2) o “como” diz respeito ao fazimento da norma, mas não no sentido estreito dos detalhes administrativos do processo legislativo, das filigranas de seus regimentos internos. O que se questiona, aqui, é o próprio processo político e o domínio da representação da vontade geral.Para Ortega y Gasset, "legislações são esquemas externos da vida pública", e Chaïm Perelman afirmava que jamais poderá esfriar o interesse pela "reação das consciências diante da iniqüidade do resultado da técnica de raciocínio utilizada em direito”. A moralidade pública não se contenta com formalidades, ainda por cima instáveis, da engenharia legislativa ou dos dispositivos das decisões judiciais, uma vez que o que realmente constrói (ou destrói) o consenso político são os seus fundamentos, e estes não são atributos nem de juízes nem de deputados. Há algo de errado, de fundamentalmente ilegítimo na produção de um direito fruto de eleições para cargos eletivos repletas de fraudes, compra de votos, promessas mirabolantes, mentiras deslavadas, pancadarias. Sabemos que cabos eleitorais de candidatos vitoriosos são agraciados com cargos, e empresas que contribuíram financeiramente para as campanhas eleitorais celebram contratos com o poder público. Mas isso é só a ponta do iceberg. A grande questão é o que Olavo de Carvalho chama de “estupro psicológico estatal”: “fazer o povo gostar do que não gosta, aprovar o que não aprova, cultuar o que despreza e desprezar o que cultuava”.

3) o "quê" é o domínio mais especializado do jurista enquanto tal. Mas a edição de uma regra não vale por si. Não fala por si, a não ser que se aceite o uso de um antropomorfismo cuja hipostasiação faz perder seu sentido original, que é metafórico, e que passa a ser interpretado concretamente. É o que ocorre quando se fala em “vontade do legislador” e “vontade da lei”, qual uma espécie de culto.

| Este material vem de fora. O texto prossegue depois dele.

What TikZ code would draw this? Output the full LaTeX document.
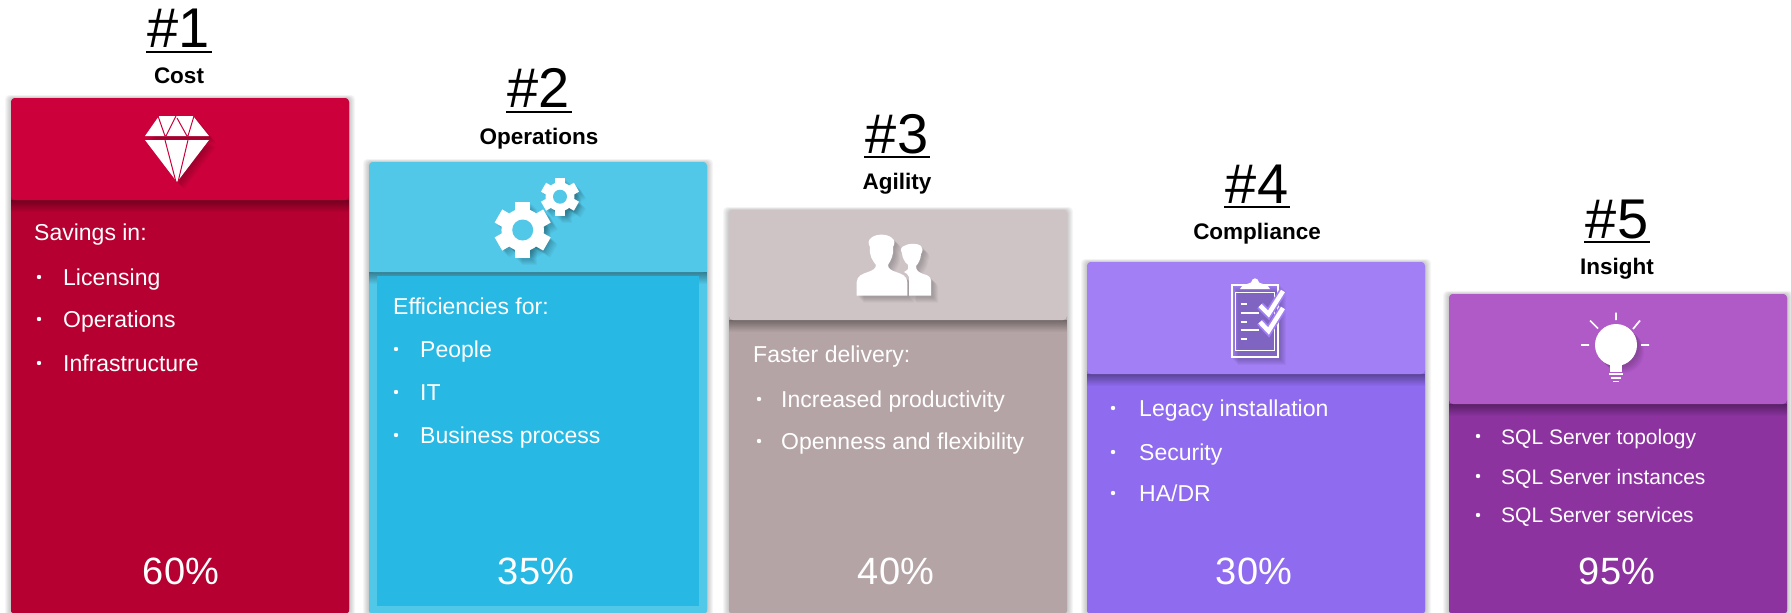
\documentclass[tikz,border=0pt]{standalone}
\usepackage{fontspec}
\setmainfont{Liberation Sans}
\definecolor{hA}{HTML}{CC003B}\definecolor{bA}{HTML}{B50031}
\definecolor{hB}{HTML}{52C8E8}\definecolor{bB}{HTML}{27B8E3}
\definecolor{hC}{HTML}{CEC4C6}\definecolor{bC}{HTML}{B5A4A5}
\definecolor{hD}{HTML}{A27FF5}\definecolor{bD}{HTML}{8F6BF0}
\definecolor{hE}{HTML}{B05AC8}\definecolor{bE}{HTML}{8C33A0}
\tikzset{
 rank/.style={inner sep=0pt,anchor=base,font=\fontsize{56}{60}\selectfont,text=black},
 topic/.style={inner sep=0pt,anchor=base,font=\bfseries\fontsize{22.5}{26}\selectfont,text=black},
 bodytext/.style={inner sep=0pt,anchor=base west,font=\fontsize{23}{27}\selectfont,text=white},
 smalltext/.style={inner sep=0pt,anchor=base west,font=\fontsize{21}{25}\selectfont,text=white},
 percent/.style={inner sep=0pt,anchor=base,font=\fontsize{38}{42}\selectfont,text=white},
 bulletdot/.style={fill=white,draw=none},
 rule/.style={line width=2pt,black},
 iconshadow/.style={fill=black,draw=none,opacity=.035},
 iconfill/.style={fill=white,draw=none}
}
% #1 left, #2 top, #3 header bottom, #4 header colour, #5 body colour
\newcommand\cardbox[5]{
 \foreach \d in {1,...,6}{
  \fill[black,opacity=.035,rounded corners=4pt] ({#1-\d},{#2-\d/2}) rectangle ({#1+338+\d},{613+\d});
 }
 \fill[#4,rounded corners=4pt] (#1,#2) rectangle ({#1+338},613);
 \fill[#5,rounded corners=2pt] (#1,{#3-6}) rectangle ({#1+338},613);
 \foreach \d in {0,...,11}{
  \fill[black,opacity={(12-\d)*.03}] (#1,{#3+\d}) rectangle ({#1+338},{#3+\d+1});
 }
 \fill[#4,rounded corners=4pt] (#1,#2) rectangle ({#1+338},#3);
}
\newcommand\bull[2]{\fill[bulletdot] (#1,#2) circle (2.2);}
\newcommand\gearshape[4]{
 \fill[#4] (#1,#2) circle ({.76*#3});
 \foreach \a in {0,60,120}{
  \fill[#4,rotate around={\a:(#1,#2)}] ({#1-.27*#3},{#2-#3}) rectangle ({#1+.27*#3},{#2+#3});
 }
}
\newcommand\diamondpath{(159,116)--(193,116)--(209,136)--(145,136)--cycle (145,140)--(209,140)--(177,182)--cycle}
\newcommand\personA{(856.7,295.7)--(856.7,282) .. controls (857,276) and (862,274) .. (868,272) .. controls (872,270.5) and (876,269) .. (876,265) .. controls (872,260) and (869,255) .. (870,247) .. controls (868,244) and (868,240) .. (871,238) .. controls (876,233.5) and (887,233.5) .. (892,238) .. controls (895,240) and (895,244) .. (893,247) .. controls (894,255) and (891,260) .. (888,265) .. controls (888,269) and (892,270.5) .. (896,272) .. controls (902,274) and (907,276) .. (907.3,282) -- (907.3,295.7) -- cycle}
\newcommand\personB{(909,295.7)--(909,277) .. controls (908,274) and (906,273) .. (904,272) .. controls (907,270) and (909,270) .. (908,265) .. controls (904,262) and (902,256) .. (902,253) .. controls (900,250) and (901,247) .. (904,246) .. controls (908,243) and (918,243) .. (921,246) .. controls (923,248) and (923,251) .. (921,254) .. controls (921,259) and (918,264) .. (916,266) .. controls (916,271) and (919,272) .. (923,274) .. controls (928,275) and (931,277) .. (931,281) -- (931,295.7) -- cycle}
\newcommand\checkmarks[2]{
 \draw[#1,line width=#2pt,line join=miter] (1260,305.5)--(1268.5,314)--(1283,291);
 \draw[#1,line width=#2pt,line join=miter] (1260,322)--(1268.5,331)--(1283,308);
}
\begin{document}
\begin{tikzpicture}[x=1pt,y=-1pt]
\useasboundingbox (0,0) rectangle (1791,613);
\fill[white] (0,0) rectangle (1791,613);
\cardbox{11}{98}{200}{hA}{bA}
\cardbox{369}{162}{272}{hB}{hB}
\fill[bB] (377,276) rectangle (699,606);
\cardbox{729}{210}{320}{hC}{bC}
\cardbox{1087}{262}{374}{hD}{bD}
\cardbox{1449}{294}{404}{hE}{bE}
% headings
\node[rank] (rA) at (179,47) {\#1};
\draw[rule] (146,52)--(212,52);
\node[topic] (tA) at (179,83) {Cost};
\node[rank] (rB) at (539,107) {\#2};
\draw[rule] (506,112)--(572,112);
\node[topic] (tB) at (539,144) {Operations};
\node[rank] (rC) at (897,153) {\#3};
\draw[rule] (864,157)--(930,157);
\node[topic] (tC) at (897,189) {Agility};
\node[rank] (rD) at (1257,203) {\#4};
\draw[rule] (1224,207)--(1290,207);
\node[topic] (tD) at (1257,239) {Compliance};
\node[rank] (rE) at (1617,238) {\#5};
\draw[rule] (1584,242)--(1650,242);
\node[topic] (tE) at (1617,274) {Insight};
% diamond
\foreach \d in {2,...,7}{\fill[iconshadow,shift={(\d,\d)}] \diamondpath;}
\fill[iconfill] \diamondpath;
\draw[hA,line width=1pt] (158,116)--(165,136) (176,116)--(166,136) (177,118)--(187,136) (194,116)--(188,136);
\draw[hA,line width=1pt] (165,140)--(176,182) (188,140)--(178,182);
% gears
\foreach \d in {2,...,7}{
 \begin{scope}[shift={(\d,\d)}]
 \gearshape{522.7}{230}{28}{iconshadow}
 \gearshape{560}{196.7}{19}{iconshadow}
 \end{scope}
}
\gearshape{522.7}{230}{28}{iconfill}
\fill[hB] (522.7,230) circle (10.5);
\gearshape{560}{196.7}{19}{iconfill}
\fill[hB] (560,196.7) circle (7);
% people
\foreach \d in {2,...,7}{\fill[iconshadow,shift={(\d,\d)}] \personB; \fill[iconshadow,shift={(\d,\d)}] \personA;}
\fill[iconfill] \personB;
\fill[iconfill] \personA;
% clipboard
\foreach \d in {2,...,7}{\fill[iconshadow,shift={(\d,\d)}] (1231,284.3) rectangle (1279,357.7);}
\draw[white,line width=2pt] (1232,285.3) rectangle (1278,356.7);
\draw[white,line width=1pt] (1235.5,292) rectangle (1274.5,350.5);
\fill[white] (1240,289) .. controls (1241,285) and (1248,284) .. (1251,282.5) .. controls (1252,277) and (1258,277) .. (1259,282.5) .. controls (1262,284) and (1269,285) .. (1270,289) -- cycle;
\foreach \yy/\xe in {304/1247,312.7/1259,321.7/1247,330.3/1259,339.3/1247}{
 \draw[white,line width=1.7pt] (1240.5,\yy)--(\xe,\yy);
}
\checkmarks{hD}{8}
\checkmarks{white}{4.5}
% bulb
\foreach \d in {2,...,7}{\fill[iconshadow,shift={(\d,\d)}] (1616,345) circle (21);}
\fill[iconfill] (1616,345) circle (21);
\fill[iconfill] (1610,360) rectangle (1622,371.5);
\fill[iconfill] (1609,373) rectangle (1623,374.5);
\fill[iconfill] (1611,377) rectangle (1621,378.5);
\fill[iconfill] (1613,380.5) rectangle (1619,382);
\draw[white,line width=1.7pt] (1616,312.5)--(1616,320) (1590,320.5)--(1598,328.5) (1640,320.5)--(1633,329) (1581,345)--(1589,345) (1641,345)--(1649,345);
% card 1 text
\node[bodytext] (a0) at (34,240) {Savings in:};
\bull{39}{277}\node[bodytext] (a1) at (63,285) {Licensing};
\bull{39}{319}\node[bodytext] (a2) at (63,327) {Operations};
\bull{39}{363}\node[bodytext] (a3) at (63,371) {Infrastructure};
\node[percent] (pA) at (181,584) {60\%};
% card 2
\node[bodytext] (b0) at (393,314) {Efficiencies for:};
\bull{396}{349}\node[bodytext] (b1) at (420,357) {People};
\bull{396}{392}\node[bodytext] (b2) at (420,400) {IT};
\bull{396}{435}\node[bodytext] (b3) at (420,443) {Business process};
\node[percent] (pB) at (536,584) {35\%};
% card 3
\node[bodytext] (c0) at (753,362) {Faster delivery:};
\bull{759}{399}\node[bodytext] (c1) at (781,407) {Increased productivity};
\bull{759}{441}\node[bodytext] (c2) at (781,449) {Openness and flexibility};
\node[percent] (pC) at (896,584) {40\%};
% card 4
\bull{1113}{408}\node[bodytext] (d1) at (1139,416) {Legacy installation};
\bull{1113}{452}\node[bodytext] (d2) at (1139,460) {Security};
\bull{1113}{493}\node[bodytext] (d3) at (1139,501) {HA/DR};
\node[percent] (pD) at (1254,584) {30\%};
% card 5
\bull{1478}{436}\node[smalltext] (e1) at (1501,444) {SQL Server topology};
\bull{1478}{476}\node[smalltext] (e2) at (1501,484) {SQL Server instances};
\bull{1478}{515}\node[smalltext] (e3) at (1501,522) {SQL Server services};
\node[percent] (pE) at (1617,584) {95\%};
\end{tikzpicture}
\end{document}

O jurista freqüentemente cai nessa armadilha (“juristas são adoradores de normas”, M. Villey), talvez porque ela remonta ao império – ou ao sonho acordado – da democracia liberal, na qual a massa se contentava em ser massa e assentia a que seus problemas fossem resolvidos por funcionários com capacidade para fazê-lo. Assim, democracia e convivência legal funcionavam mais ou menos como sinônimos. É esse contentamento com as aparências que conduz à noção de Lei Federal como norma jurídica, e não como um texto, uma proposição relativamente ideal que se deixa abraçar pela leitura e plasmar pela compreensão.